What’s in a (Company) Name?
By Ram Anantha, Infoglide Director of Product Management
Matching company names in a database may seem like a simple task. HP is HP, right? Oh wait, HP is also Hewlett Packard or maybe Hewlett-Packard or Hewlett-Packard Company. And EDS is now also HP due to an acquisition. Oh, and by the way, EDS stands for Electronic Data Systems. Yikes!
Matching company names, it turns out, is actually pretty complicated, which is why some companies can get away with not paying their workers’ compensation premiums simply by going “out of business” and starting up again with a different name.
There are still some things, like applying context to data and reading emotional cues, that human beings do better than computers (phew!).

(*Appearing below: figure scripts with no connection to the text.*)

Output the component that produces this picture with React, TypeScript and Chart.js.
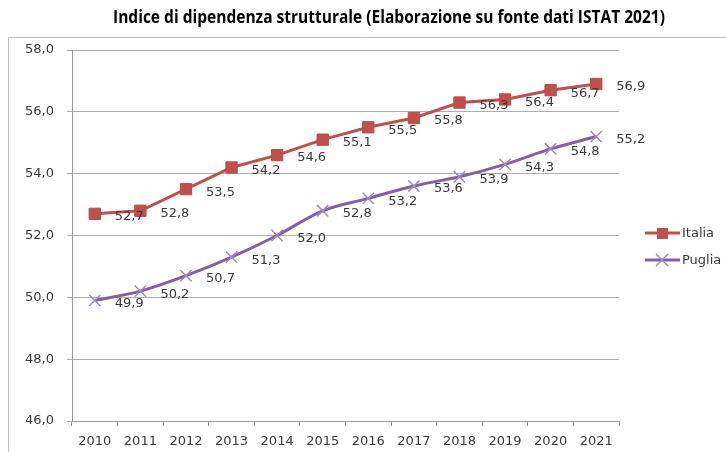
import { useEffect, useRef } from "react";
import { Chart, registerables } from "chart.js";

Chart.register(...registerables);

const titleText = "Indice di dipendenza strutturale (Elaborazione su fonte dati ISTAT 2021)";
const years = ["2010", "2011", "2012", "2013", "2014", "2015", "2016", "2017", "2018", "2019", "2020", "2021"];
const italia = [52.7, 52.8, 53.5, 54.2, 54.6, 55.1, 55.5, 55.8, 56.3, 56.4, 56.7, 56.9];
const puglia = [49.9, 50.2, 50.7, 51.3, 52.0, 52.8, 53.2, 53.6, 53.9, 54.3, 54.8, 55.2];
const seriesNames = ["Italia", "Puglia"];
const yMin = 46;
const yMax = 58;
const yStep = 2;

const FONT = "'DejaVu Sans', Verdana, sans-serif";
const RED = "#C0504D";
const PURPLE = "#7F62A6";
const PURPLE_MARK = "#9E8BC6";

const fmt = (v: number) => v.toFixed(1).replace(".", ",");

const decor = {
  id: "decor",
  beforeDraw(chart: any) {
    const ctx = chart.ctx;
    ctx.save();
    ctx.fillStyle = "#ffffff";
    ctx.fillRect(0, 0, chart.width, chart.height);
    ctx.strokeStyle = "#bdbdbd";
    ctx.lineWidth = 1;
    ctx.beginPath();
    ctx.moveTo(8.5, chart.height);
    ctx.lineTo(8.5, 37.5);
    ctx.lineTo(chart.width, 37.5);
    ctx.stroke();
    ctx.restore();
  },
  afterDatasetsDraw(chart: any) {
    const ctx = chart.ctx;
    ctx.save();
    ctx.font = `13px ${FONT}`;
    ctx.fillStyle = "#3a3a3a";
    ctx.textAlign = "left";
    ctx.textBaseline = "middle";
    chart.data.datasets.forEach((ds: any, i: number) => {
      const meta = chart.getDatasetMeta(i);
      meta.data.forEach((pt: any, j: number) => {
        ctx.fillText(fmt(ds.data[j]), pt.x + 20, pt.y + 3);
      });
    });
    ctx.restore();
  },
  afterDraw(chart: any) {
    const ctx = chart.ctx;
    ctx.save();
    // title
    ctx.font = `bold 18px 'Open Sans', sans-serif`;
    ctx.fillStyle = "#000000";
    ctx.textAlign = "center";
    ctx.textBaseline = "middle";
    ctx.fillText(titleText, 389, 18, 552);
    // legend
    const rows = [233, 260];
    chart.data.datasets.forEach((ds: any, i: number) => {
      const y = rows[i];
      ctx.strokeStyle = ds.borderColor;
      ctx.lineWidth = 3;
      ctx.beginPath();
      ctx.moveTo(645, y);
      ctx.lineTo(680, y);
      ctx.stroke();
      if (i === 0) {
        ctx.fillStyle = RED;
        ctx.fillRect(657, y - 5, 11, 11);
      } else {
        ctx.strokeStyle = PURPLE_MARK;
        ctx.lineWidth = 1.5;
        ctx.beginPath();
        ctx.moveTo(656, y - 6);
        ctx.lineTo(668, y + 6);
        ctx.moveTo(668, y - 6);
        ctx.lineTo(656, y + 6);
        ctx.stroke();
      }
      ctx.font = `13px ${FONT}`;
      ctx.fillStyle = "#3a3a3a";
      ctx.textAlign = "left";
      ctx.textBaseline = "middle";
      ctx.fillText(ds.label, 682, y + 1);
    });
    ctx.restore();
  },
};

export default function App() {
  const ref = useRef<HTMLCanvasElement | null>(null);

  useEffect(() => {
    if (!ref.current) return;
    const chart = new Chart(ref.current, {
      type: "line",
      data: {
        labels: years,
        datasets: [
          {
            label: seriesNames[0],
            data: italia,
            borderColor: RED,
            backgroundColor: RED,
            borderWidth: 3,
            pointStyle: "rect",
            pointRadius: 8,
            pointBorderWidth: 1,
            pointBorderColor: "#b94a47",
            pointBackgroundColor: RED,
            tension: 0,
          },
          {
            label: seriesNames[1],
            data: puglia,
            borderColor: PURPLE,
            backgroundColor: PURPLE,
            borderWidth: 3,
            pointStyle: "crossRot",
            pointRadius: 8,
            pointBorderWidth: 1.5,
            pointBorderColor: PURPLE_MARK,
            tension: 0.35,
          },
        ],
      },
      options: {
        responsive: false,
        animation: false,
        layout: { padding: { left: 0, top: 50, right: 107, bottom: 0 } },
        plugins: {
          legend: { display: false },
          title: { display: false },
          tooltip: { enabled: false },
        },
        scales: {
          x: {
            offset: true,
            grid: {
              display: true,
              offset: true,
              drawOnChartArea: false,
              drawTicks: true,
              tickLength: 5,
              color: "#999999",
            },
            border: { display: true, color: "#999999", width: 1 },
            ticks: {
              font: { family: FONT, size: 13 },
              color: "#3a3a3a",
              padding: 8,
              maxRotation: 0,
              autoSkip: false,
            },
            afterFit(scale: any) {
              scale.height = 31;
            },
          },
          y: {
            min: yMin,
            max: yMax,
            grid: {
              color: "#adadad",
              tickLength: 5,
            },
            border: { display: true, color: "#999999", width: 1 },
            ticks: {
              stepSize: yStep,
              font: { family: FONT, size: 13 },
              color: "#3a3a3a",
              padding: 13,
              callback: (v: any) => fmt(Number(v)),
            },
            afterFit(scale: any) {
              scale.width = 72;
            },
          },
        },
      },
      plugins: [decor],
    });
    return () => chart.destroy();
  }, []);

  return (
    <div style={{ position: "absolute", left: 0, top: 0, width: 726, height: 452 }}>
      <canvas ref={ref} width={726} height={452} style={{ width: 726, height: 452, display: "block" }} />
    </div>
  );
}
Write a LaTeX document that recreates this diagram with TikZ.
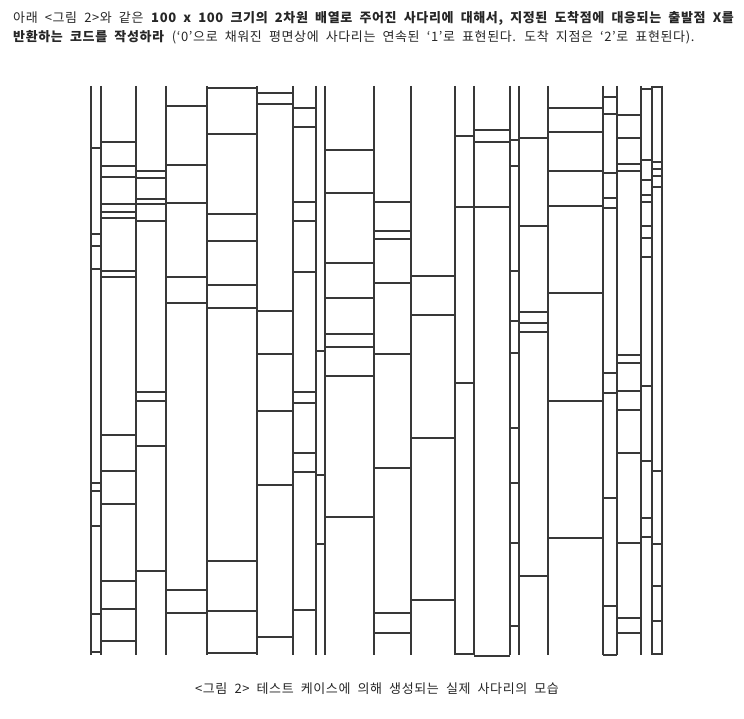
\documentclass[tikz,border=0pt]{standalone}
\usepackage{fontspec}
\setmainfont{Noto Sans CJK KR}[WordSpace=2,LetterSpace=4.8]

\begin{document}
\begin{tikzpicture}[x=1pt,y=-1pt,
  rail/.style={draw=black!78,line width=1.6pt},
  rung/.style={draw=black!78,line width=1.6pt},
  textline/.style={font=\fontsize{13}{15}\selectfont,text=black!85,anchor=base west,inner sep=0pt}]
  \useasboundingbox (0,0) rectangle (744,719);
  % question text
  \node[textline] (line1) at (13,23) {아래 <그림 2>와 같은 \textbf{100 x 100 크기의 2차원 배열로 주어진 사다리에 대해서, 지정된 도착점에 대응되는 출발점 X를}};
  \node[textline] (line2) at (13,42) {\textbf{반환하는 코드를 작성하라} (‘0’으로 채워진 평면상에 사다리는 연속된 ‘1’로 표현된다. 도착 지점은 ‘2’로 표현된다).};
  % rails
  \foreach \x in {91,101,136,166,207,257,293,316,325,374,411,455,474,510,519,548,603,617,641,652,662}
    \draw[rail] (\x,86) -- (\x,655);
  % rungs, gap by gap
  \foreach \l/\r/\ys in {
      91/101/{148,234,246,269,483,491,526,614,652},
      101/136/{142,166,177,204,212,218,271,277,435,471,504,581,609,641},
      136/166/{171,178,199,204,221,392,401,446,571},
      166/207/{106,165,203,277,303,590,613},
      207/257/{88,134,214,241,285,308,561,611,653},
      257/293/{93,104,311,354,411,485,637},
      293/316/{108,127,202,221,272,392,403,453,472,610},
      316/325/{351,475,544},
      325/374/{150,193,263,298,334,347,376,517},
      374/411/{202,231,239,283,354,468,613,633},
      411/455/{276,315,438,600},
      455/474/{136,207,383,654},
      474/510/{130,142,207,656},
      510/519/{140,166,271,321,353,428,483,543,626},
      519/548/{138,226,312,323,332,576},
      548/603/{108,132,171,206,293,401,538},
      603/617/{97,114,173,198,208,373,393,498,606,655},
      617/641/{115,138,164,171,355,363,391,410,453,543,618,633},
      641/652/{89,160,180,195,202,226,238,257,386,461,518,537},
      652/662/{87,162,169,176,187,471,544,586,621,654}}
    \foreach \y in \ys
      \draw[rung] (\l,\y) -- (\r,\y);
  % caption
  \node[textline,anchor=base] (caption) at (377,693) {<그림 2> 테스트 케이스에 의해 생성되는 실제 사다리의 모습};
\end{tikzpicture}
\end{document}
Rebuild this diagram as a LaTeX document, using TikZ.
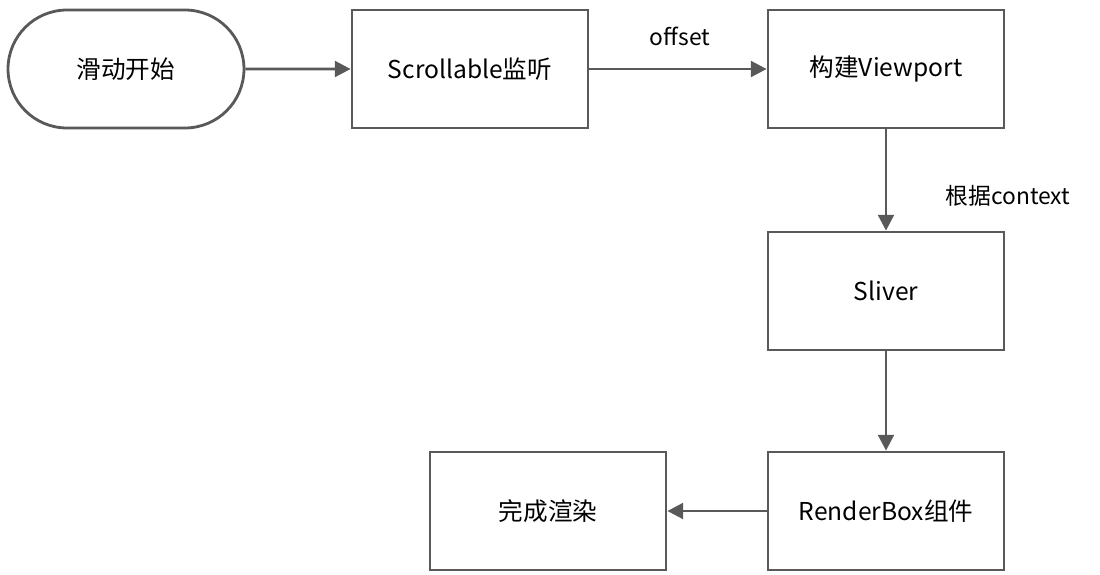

But software has gotten pretty smart, and identity resolution technology is able to make a lot of the same connections that the human mind would. Some examples of the types of variation in data that identity resolution technology can resolve include:
- Suffix variation - Wells Fargo & Company vs. Wells Fargo & CO
- Common substitutions - Department of Defense vs. Dept of Defense
- Company short forms - Federal Express vs. Fedex
- Missing/inserted tokens - Allied Waste Industries Inc vs. Allied Waste Inc
- Token transposition - Law Offices of Dale, Fischer & Cobb vs. Law Offices of Dale, Cobb & Fischer
- Two character transposition - Weis Markets vs. Wies Markets
- Spelling equivalents - Cedar Shopping Centers vs. Cedar Shopping Centres
- Phonetic similarity - Filene’s Basement vs. Philene’s Basement
- International equivalents - Cemex sociedad anónima bursatil de capital variable vs. Cemex s.a.b de c.v.
And when other attributes (e.g. street addresses, phone numbers, executive management, etc.) are taken into consideration, the quality of the matches can be further enhanced. Rapid and reliably accurate searching of company names, including discovery of duplicates and relationship links, is a basic need for many business and government applications. Applying sophisticated identity resolution technology can remove and prevent confusion that would otherwise hamper critical applications.